╭──

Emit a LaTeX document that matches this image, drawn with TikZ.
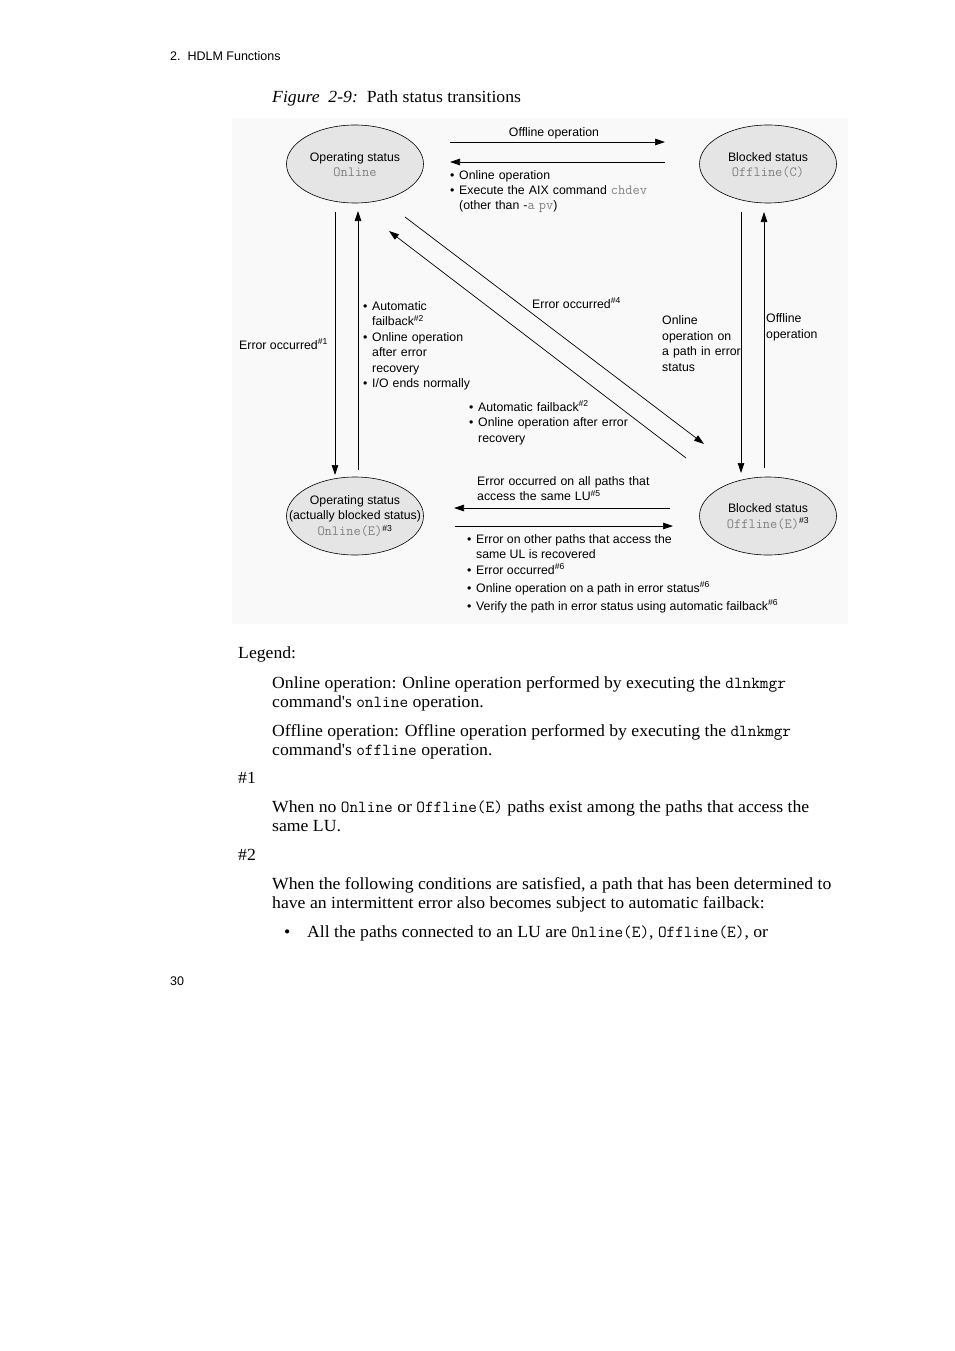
\documentclass[tikz,border=0pt]{standalone}
\usepackage{fontspec}
\setmainfont{Liberation Serif}[FakeStretch=1.04]
\newfontfamily\sansf{Liberation Sans}
\usetikzlibrary{arrows.meta,shapes.geometric}
\definecolor{monogray}{gray}{0.5}
\definecolor{ellfill}{gray}{0.9}
\definecolor{diagbg}{gray}{0.975}
\newcommand\dm[1]{{\ttfamily\fontsize{14}{15.5}\selectfont\textcolor{monogray}{#1}}}
\newcommand\bm[1]{{\ttfamily\fontsize{16.8}{19}\selectfont #1}}
\newcommand\hs[1]{\textsuperscript{\#{}#1}}
\newcommand\bul{\makebox[9pt][l]{\textbullet}}
\newcommand\cnt{\hspace*{9pt}}
\newcommand\apos{\textquotesingle}
\begin{document}
\begin{tikzpicture}[x=1pt,y=-1pt,
  dtext/.style={font=\sansf\fontsize{12.3}{15.5}\selectfont, inner sep=0pt, anchor=base west},
  dblock/.style={dtext, text width=260pt, align=left},
  btext/.style={font=\fontsize{17}{19}\selectfont, inner sep=0pt, anchor=base west},
  htext/.style={font=\sansf\fontsize{12.5}{15}\selectfont, inner sep=0pt, anchor=base west},
  state/.style={ellipse, draw, fill=ellfill, minimum width=137pt, minimum height=78pt,
    inner sep=0pt, line width=0.6pt},
  stext/.style={align=center, inner sep=0pt, font=\sansf\fontsize{12.3}{15.5}\selectfont},
  arr/.style={-{Triangle[length=10pt,width=6.5pt]}, line width=0.7pt}]
\useasboundingbox (0,0) rectangle (954,1351);
\fill[white] (0,0) rectangle (954,1351);
% header and caption
\node[htext] (hdr) at (170,61) {2.\ \ HDLM Functions};
\node[btext] (cap) at (272,103) {\textit{Figure\ \ 2-9:}\ \ Path status transitions};
% diagram background
\fill[diagbg] (232,118) rectangle (848,624);
% states
\node[state] (on) at (355,164) {};
\node[state] (offc) at (768,164) {};
\node[state] (one) at (355,516) {};
\node[state] (offe) at (768,516) {};
\node[stext] (ont) at (355,164.5) {Operating status\\\dm{Online}};
\node[stext] (offct) at (768,165) {Blocked status\\\dm{Offline(C)}};
\node[stext] (onet) at (355,516) {Operating status\\(actually blocked status)\\\dm{Online(E)}\hs{3}};
\node[stext] (offet) at (768,516.5) {Blocked status\\\dm{Offline(E)}\hs{3}};
% arrow end points
\coordinate (t1s) at (450,142); \coordinate (t1e) at (665,142);
\coordinate (t2s) at (665,162); \coordinate (t2e) at (450,162);
\coordinate (l1s) at (335,212); \coordinate (l1e) at (335,475);
\coordinate (l2s) at (358,470); \coordinate (l2e) at (358,211);
\coordinate (r1s) at (741,212); \coordinate (r1e) at (741,473);
\coordinate (r2s) at (764,468); \coordinate (r2e) at (764,212);
\coordinate (d1s) at (405,217); \coordinate (d1e) at (704,444);
\coordinate (d2s) at (686,458); \coordinate (d2e) at (389,231);
\coordinate (b1s) at (670,508); \coordinate (b1e) at (454,508);
\coordinate (b2s) at (455,526); \coordinate (b2e) at (673,526);
\draw[arr] (t1s) -- (t1e);
\draw[arr] (t2s) -- (t2e);
\draw[arr] (l1s) -- (l1e);
\draw[arr] (l2s) -- (l2e);
\draw[arr] (r1s) -- (r1e);
\draw[arr] (r2s) -- (r2e);
\draw[arr] (d1s) -- (d1e);
\draw[arr] (d2s) -- (d2e);
\draw[arr] (b1s) -- (b1e);
\draw[arr] (b2s) -- (b2e);
% labels
\node[dtext, anchor=base] (lofft) at (554,137) {Offline operation};
\node[dblock] (lont) at (450,179) {\bul Online operation\\\bul Execute the AIX command \dm{chdev}\\\cnt(other than -\dm{a pv})};
\node[dtext] (lerr1) at (239,349) {Error occurred\hs{1}};
\node[dblock] (lleft) at (363,310) {\bul Automatic\\\cnt failback\hs{2}\\\bul Online operation\\\cnt after error\\\cnt recovery\\\bul I/O ends normally};
\node[dtext] (lerr4) at (532,308) {Error occurred\hs{4}};
\node[dblock] (lonerr) at (662,324.5) {Online\\operation on\\a path in error\\status};
\node[dblock] (loffop) at (766,322.5) {Offline\\operation};
\node[dblock] (lmid) at (469,411) {\bul Automatic failback\hs{2}\\\bul Online operation after error\\\cnt recovery};
\node[dblock] (lall) at (477,485) {Error occurred on all paths that\\access the same LU\hs{5}};
\node[dtext] (lb1) at (467,543) {\bul Error on other paths that access the};
\node[dtext] (lb2) at (476,558) {same UL is recovered};
\node[dtext] (lb3) at (467,574) {\bul Error occurred\hs{6}};
\node[dtext] (lb4) at (467,592) {\bul Online operation on a path in error status\hs{6}};
\node[dtext] (lb5) at (467,610) {\bul Verify the path in error status using automatic failback\hs{6}};
% body text
\node[btext] (leg) at (238,658) {Legend:};
\node[btext] (p1a) at (272,688) {Online operation: Online operation performed by executing the \bm{dlnkmgr}};
\node[btext] (p1b) at (272,707) {command\apos s \bm{online} operation.};
\node[btext] (p2a) at (272,736) {Offline operation: Offline operation performed by executing the \bm{dlnkmgr}};
\node[btext] (p2b) at (272,755) {command\apos s \bm{offline} operation.};
\node[btext] (n1) at (238,783) {\#1};
\node[btext] (p3a) at (272,812) {When no \bm{Online} or \bm{Offline(E)} paths exist among the paths that access the};
\node[btext] (p3b) at (272,831) {same LU.};
\node[btext] (n2) at (238,860) {\#2};
\node[btext] (p4a) at (272,889) {When the following conditions are satisfied, a path that has been determined to};
\node[btext] (p4b) at (272,908) {have an intermittent error also becomes subject to automatic failback:};
\node[btext] (bu) at (284,937) {\textbullet};
\node[btext] (p5) at (307,937) {All the paths connected to an LU are \bm{Online(E)}, \bm{Offline(E)}, or};
\node[htext] (pg) at (170,985) {30};
\end{tikzpicture}
\end{document}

╰──

*THE PROBLEM*
Keep the pictures out of the copy and write out the data exactly as it stands.

*RESPONSE TO THE EXERCISE*
Emit a LaTeX document that matches this image, drawn with TikZ.
\documentclass[tikz,border=0pt]{standalone}
\usepackage{fontspec}
\setmainfont{Liberation Serif}[FakeStretch=1.04]
\newfontfamily\sansf{Liberation Sans}
\usetikzlibrary{arrows.meta,shapes.geometric}
\definecolor{monogray}{gray}{0.5}
\definecolor{ellfill}{gray}{0.9}
\definecolor{diagbg}{gray}{0.975}
\newcommand\dm[1]{{\ttfamily\fontsize{14}{15.5}\selectfont\textcolor{monogray}{#1}}}
\newcommand\bm[1]{{\ttfamily\fontsize{16.8}{19}\selectfont #1}}
\newcommand\hs[1]{\textsuperscript{\#{}#1}}
\newcommand\bul{\makebox[9pt][l]{\textbullet}}
\newcommand\cnt{\hspace*{9pt}}
\newcommand\apos{\textquotesingle}
\begin{document}
\begin{tikzpicture}[x=1pt,y=-1pt,
  dtext/.style={font=\sansf\fontsize{12.3}{15.5}\selectfont, inner sep=0pt, anchor=base west},
  dblock/.style={dtext, text width=260pt, align=left},
  btext/.style={font=\fontsize{17}{19}\selectfont, inner sep=0pt, anchor=base west},
  htext/.style={font=\sansf\fontsize{12.5}{15}\selectfont, inner sep=0pt, anchor=base west},
  state/.style={ellipse, draw, fill=ellfill, minimum width=137pt, minimum height=78pt,
    inner sep=0pt, line width=0.6pt},
  stext/.style={align=center, inner sep=0pt, font=\sansf\fontsize{12.3}{15.5}\selectfont},
  arr/.style={-{Triangle[length=10pt,width=6.5pt]}, line width=0.7pt}]
\useasboundingbox (0,0) rectangle (954,1351);
\fill[white] (0,0) rectangle (954,1351);
% header and caption
\node[htext] (hdr) at (170,61) {2.\ \ HDLM Functions};
\node[btext] (cap) at (272,103) {\textit{Figure\ \ 2-9:}\ \ Path status transitions};
% diagram background
\fill[diagbg] (232,118) rectangle (848,624);
% states
\node[state] (on) at (355,164) {};
\node[state] (offc) at (768,164) {};
\node[state] (one) at (355,516) {};
\node[state] (offe) at (768,516) {};
\node[stext] (ont) at (355,164.5) {Operating status\\\dm{Online}};
\node[stext] (offct) at (768,165) {Blocked status\\\dm{Offline(C)}};
\node[stext] (onet) at (355,516) {Operating status\\(actually blocked status)\\\dm{Online(E)}\hs{3}};
\node[stext] (offet) at (768,516.5) {Blocked status\\\dm{Offline(E)}\hs{3}};
% arrow end points
\coordinate (t1s) at (450,142); \coordinate (t1e) at (665,142);
\coordinate (t2s) at (665,162); \coordinate (t2e) at (450,162);
\coordinate (l1s) at (335,212); \coordinate (l1e) at (335,475);
\coordinate (l2s) at (358,470); \coordinate (l2e) at (358,211);
\coordinate (r1s) at (741,212); \coordinate (r1e) at (741,473);
\coordinate (r2s) at (764,468); \coordinate (r2e) at (764,212);
\coordinate (d1s) at (405,217); \coordinate (d1e) at (704,444);
\coordinate (d2s) at (686,458); \coordinate (d2e) at (389,231);
\coordinate (b1s) at (670,508); \coordinate (b1e) at (454,508);
\coordinate (b2s) at (455,526); \coordinate (b2e) at (673,526);
\draw[arr] (t1s) -- (t1e);
\draw[arr] (t2s) -- (t2e);
\draw[arr] (l1s) -- (l1e);
\draw[arr] (l2s) -- (l2e);
\draw[arr] (r1s) -- (r1e);
\draw[arr] (r2s) -- (r2e);
\draw[arr] (d1s) -- (d1e);
\draw[arr] (d2s) -- (d2e);
\draw[arr] (b1s) -- (b1e);
\draw[arr] (b2s) -- (b2e);
% labels
\node[dtext, anchor=base] (lofft) at (554,137) {Offline operation};
\node[dblock] (lont) at (450,179) {\bul Online operation\\\bul Execute the AIX command \dm{chdev}\\\cnt(other than -\dm{a pv})};
\node[dtext] (lerr1) at (239,349) {Error occurred\hs{1}};
\node[dblock] (lleft) at (363,310) {\bul Automatic\\\cnt failback\hs{2}\\\bul Online operation\\\cnt after error\\\cnt recovery\\\bul I/O ends normally};
\node[dtext] (lerr4) at (532,308) {Error occurred\hs{4}};
\node[dblock] (lonerr) at (662,324.5) {Online\\operation on\\a path in error\\status};
\node[dblock] (loffop) at (766,322.5) {Offline\\operation};
\node[dblock] (lmid) at (469,411) {\bul Automatic failback\hs{2}\\\bul Online operation after error\\\cnt recovery};
\node[dblock] (lall) at (477,485) {Error occurred on all paths that\\access the same LU\hs{5}};
\node[dtext] (lb1) at (467,543) {\bul Error on other paths that access the};
\node[dtext] (lb2) at (476,558) {same UL is recovered};
\node[dtext] (lb3) at (467,574) {\bul Error occurred\hs{6}};
\node[dtext] (lb4) at (467,592) {\bul Online operation on a path in error status\hs{6}};
\node[dtext] (lb5) at (467,610) {\bul Verify the path in error status using automatic failback\hs{6}};
% body text
\node[btext] (leg) at (238,658) {Legend:};
\node[btext] (p1a) at (272,688) {Online operation: Online operation performed by executing the \bm{dlnkmgr}};
\node[btext] (p1b) at (272,707) {command\apos s \bm{online} operation.};
\node[btext] (p2a) at (272,736) {Offline operation: Offline operation performed by executing the \bm{dlnkmgr}};
\node[btext] (p2b) at (272,755) {command\apos s \bm{offline} operation.};
\node[btext] (n1) at (238,783) {\#1};
\node[btext] (p3a) at (272,812) {When no \bm{Online} or \bm{Offline(E)} paths exist among the paths that access the};
\node[btext] (p3b) at (272,831) {same LU.};
\node[btext] (n2) at (238,860) {\#2};
\node[btext] (p4a) at (272,889) {When the following conditions are satisfied, a path that has been determined to};
\node[btext] (p4b) at (272,908) {have an intermittent error also becomes subject to automatic failback:};
\node[btext] (bu) at (284,937) {\textbullet};
\node[btext] (p5) at (307,937) {All the paths connected to an LU are \bm{Online(E)}, \bm{Offline(E)}, or};
\node[htext] (pg) at (170,985) {30};
\end{tikzpicture}
\end{document}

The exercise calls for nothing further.